Materials with unusual magnetic, superconducting and quantum properties representing new electronic states of matter offer huge potential for the information and energy technologies of the future. Understanding the underlying mechanisms is crucial for the development of applications, and neutrons play a key role: thanks to their spin, they behave like tiny magnets; having no electric charge, they probe atomic states like no other method.  Neutron scattering under extreme conditions of (high) pressure at (ultra-)low temperatures, despite being particularly challenging, has long been pursued.

A neutron diffraction experiment down to the unprecedented low temperatures of 160 mK simultaneously at a pressure of 20 GPa (nearly 200 000 times the atmospheric pressure on Earth) has been conducted at the ILL and is now published. This has been made possible due to novel developments in cryogenic and high-pressure techniques.

The setup consisted of a combination of two main elements: a so-called Paris-Edinburgh press (able to generate a force of 130 tons onto a sample of up to 50 mm³) hosted inside a cryogen-free dilution cryostat. As shown in the picture, the pressure cell is attached to the stage of the mixing chamber and placed inside a tight calorimeter filled with 10-30 mbar of helium gas to ensure thermalisation.

Measurements were carried out at the newly commissioned instrument XtremeD (built and operated at the ILL by Spanish research institutions as a Collaborating Research Group instrument) and concerned e-Fe, the high-pressure phase of elemental iron. One of the most abundant and stable elements in the universe, iron transforms under compression (at 14-20 GPa) from the cubic a-phase to the hexagonal lattice close-packed e-form, which is the major component of the Earth’s core. While e-Fe is generally believed to be non-magnetic, theory and indirect experimental findings suggest the existence of a remnant magnetic moment – and hence the possibility of magnetic ordering at sufficiently low temperatures.

This result does not necessarily exclude the existence of a remnant magnetic moment in e-iron, but considerably reduces possible scenarios: either it is really small (about 10 times lower that in ‘normal’ iron and 3-5 times smaller than suggested by theory and measurements), or magnetic order must be short-range (correlation lengths less than 10-20 Å, i.e. typically a few unit cell distances).

Most importantly, the techniques developed in this work open new experimental possibilities for the study of structures and excitations in condensed matter at extreme P/T conditions. Examples include the behaviour of magnetically frustrated systems which may order close to 0 K, the interplay between magnetism and superconductivity, and investigations of quantum critical points and other emergent quantum phenomena in condensed matter.

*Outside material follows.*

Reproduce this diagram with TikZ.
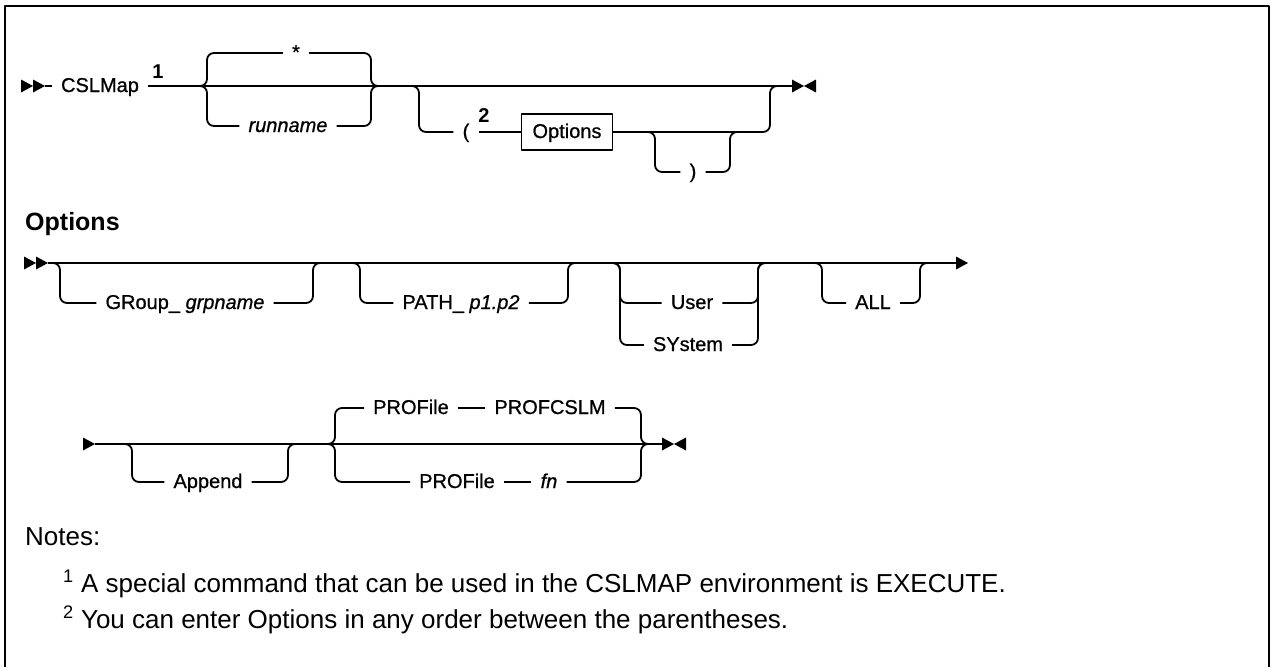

"Scientific progress is often limited by the tools at our disposal. Our newly engineered system makes it possible to study atomic structures at 20 GPa and 100 mK. This leap in instrumentation doesn't just advance technology — it accelerates discovery, offering our users a powerful new lens to explore the fundamental properties of matter under extreme conditions,” says Eddy Lelièvre-Berna, head of the Service for Advanced Neutron Environment at the ILL.